The 2016 Republican Party platform contains a proposal that's making many people in the tech sector and elsewhere uneasy, if not downright nervous.
Under a section titled "Facing 21st Century Threats: Cybersecurity in an Insecure World," it suggests how the United States should retaliate against cyberattacks from China, Russia and other hostile actors.
"Our response should be to cause diplomatic, financial, and legal pain," the section reads in part. "We will explore the possibility of a free market for Cyber-Insurance and make clear that users have a self-defense right to deal with hackers as they see fit."
This is language that suggests hacking the hackers.
While the notion of hoisting cybercriminals upon their own petard is undeniably appealing, experts in the fields of security and technology told CNBC that "hacking back" is little more than a pipe dream, as attributing a cyberattack to an exact origin is extremely difficult at best. Worse yet, it carries with it potentially dangerous consequences both at home and abroad.
"A policy of hack-back would allow the DNC or any private firm to take unilateral actions against Russian intelligence, possibly starting a cyberwar," said Anup Ghosh, founder and CEO of the security software company Invincea.
"The only thing we know for certain is what we don't know: who is behind the attacks provable in a court of law," he said.
"Attribution is nearly impossible to do perfectly, so the most likely implications would be retribution targeted against innocent third parties, whose machines were simply used as launch points without the knowledge of the owners," said Chris Finan, former White House cybersecurity director and CEO and co-founder of Manifold Technology.
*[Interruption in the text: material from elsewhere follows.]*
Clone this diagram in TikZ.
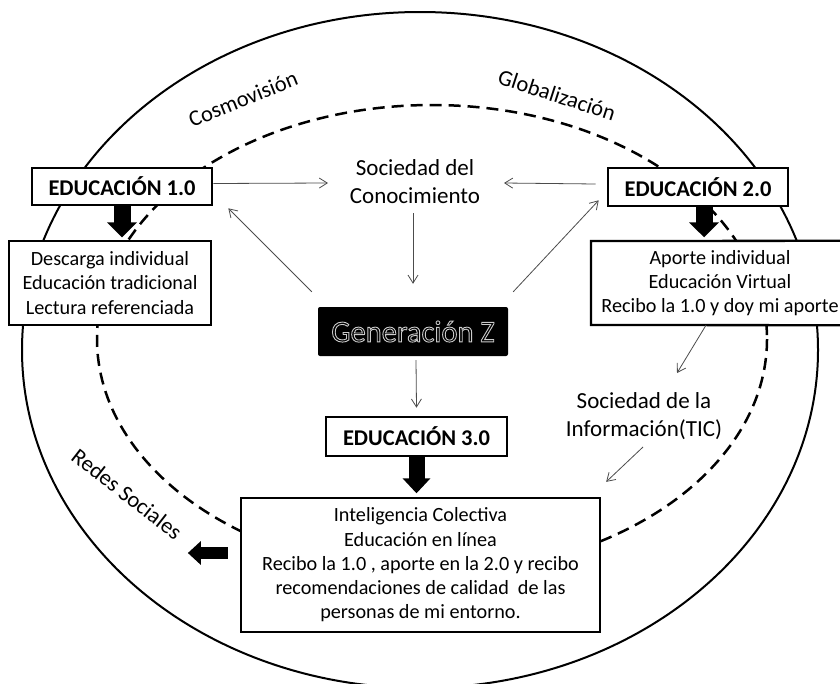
\documentclass[tikz,border=0pt]{standalone}
\usepackage{fontspec}
\setmainfont{Carlito}
\usetikzlibrary{arrows.meta}
\begin{document}
\begin{tikzpicture}[x=1pt,y=-1pt,
  txt/.style={font=\fontsize{20.2}{24.3}\selectfont, align=center, inner sep=0pt},
  ring/.style={font=\fontsize{22.5}{26}\selectfont, inner sep=0pt},
  lbl/.style={font=\fontsize{23}{28}\selectfont, align=center, inner sep=0pt},
  edubox/.style={draw, line width=2.6pt, fill=white, inner sep=0pt, font=\fontsize{22.5}{24}\selectfont\bfseries},
  textbox/.style={draw, line width=2.3pt, fill=white, inner sep=0pt, txt},
  thinarrow/.style={draw=black!70, line width=0.8pt, -{Straight Barb[length=8pt,width=10pt]}},
  blockarrow/.style={draw=black, line width=17pt, -{Triangle[length=15pt,width=29pt]}},
]
\useasboundingbox (0,0) rectangle (840,683);
\fill[white] (0,0) rectangle (840,683);
% ellipses
\draw[line width=2pt] (420,350) ellipse [x radius=398, y radius=338];
\draw[line width=2.5pt, dash pattern=on 12pt off 7pt] (432,339) ellipse [x radius=335, y radius=234];
% ring labels
\node[ring, rotate=22] (cosmo) at (243,99) {Cosmovisión};
\node[ring, rotate=-18] (glob) at (557,95) {Globalización};
\node[ring, rotate=-38] (redes) at (127,494) {Redes Sociales};
% boxes
\node[edubox, minimum width=180pt, minimum height=37pt] (e1) at (122,186.5) {EDUCACIÓN 1.0};
\node[edubox, minimum width=180pt, minimum height=38pt] (e2) at (698,187) {EDUCACIÓN 2.0};
\node[edubox, minimum width=181pt, minimum height=39pt] (e3) at (416.5,436.5) {EDUCACIÓN 3.0};
\node[textbox, minimum width=202pt, minimum height=84pt] (d1) at (110,283) {Descarga individual\\Educación tradicional\\Lectura referenciada};
\fill[white] (591,241) rectangle (840,325);
\node[txt, minimum height=84pt] (a2) at (720,283) {Aporte individual\\Educación Virtual\\Recibo la 1.0 y doy mi aporte};
\coordinate (rc) at (840,0);
\draw[line width=2.3pt] (a2.north west -| rc) -- (591,241) -- (591,325) -- (a2.south west -| rc);
\node[textbox, minimum width=359pt, minimum height=134pt] (i3) at (420.5,565) {Inteligencia Colectiva\\Educación en línea\\Recibo la 1.0 , aporte en la 2.0 y recibo\\recomendaciones de calidad \ de las\\personas de mi entorno.};
% free labels
\node[lbl] (soc) at (415,182) {Sociedad del\\Conocimiento};
\node[lbl] (tic) at (644,416) {Sociedad de la\\Información(TIC)};
% Generacion Z
\node[fill=black, rounded corners=2pt, minimum width=190pt, minimum height=49pt, inner sep=0pt,
      font=\fontsize{30.5}{32}\selectfont] (gz) at (413,331.5)
  {\special{pdf:literal direct 1 Tr 0.9 w 0.8 G}Generación Z\special{pdf:literal direct 0 Tr 0 G}};
% block arrows
\draw[blockarrow] (e1.south) -- ++(0,31);
\draw[blockarrow] ([xshift=6pt]e2.south) -- ++(0,30);
\draw[blockarrow, line width=16pt, -{Triangle[length=15pt,width=27pt]}] (e3.south) -- ++(0,36);
\draw[blockarrow, line width=12pt, -{Triangle[length=13pt,width=23pt]}] ([xshift=-12pt,yshift=12pt]i3.west) -- ++(-40,0);
% thin arrows
\draw[thinarrow] ([yshift=3pt]e1.east) -- (328,183);
\draw[thinarrow] ([xshift=-11pt,yshift=3pt]e2.west) -- (504,183);
\draw[thinarrow] ([shift={(-6pt,15pt)}]gz.north west) -- ([shift={(15pt,-2pt)}]e1.south east);
\draw[thinarrow] ([shift={(5pt,15pt)}]gz.north east) -- ([shift={(-8pt,7pt)}]e2.south west);
\draw[thinarrow] (413,213) -- ([yshift=23pt]gz.north);
\draw[thinarrow] ([xshift=3pt,yshift=-4pt]gz.south) -- ([yshift=8pt]e3.north);
\draw[thinarrow] ([xshift=-14pt]a2.south) -- (677,373);
\draw[thinarrow] (643,447) -- ([shift={(5pt,15pt)}]i3.north east);
\end{tikzpicture}
\end{document}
"But equally important to consider would be potential violations of sovereignty that could be interpreted as acts of national aggression and could even prompt retaliatory measures against the country," said Finan.
The experts with whom CNBC spoke all had problems with the phrase "users have a self-defense right to deal with hackers as they see fit." Apart from simply being vague, it also appears to imply that victims of cybercriminals should have the right to mete out justice to the perpetrators, no matter how draconian.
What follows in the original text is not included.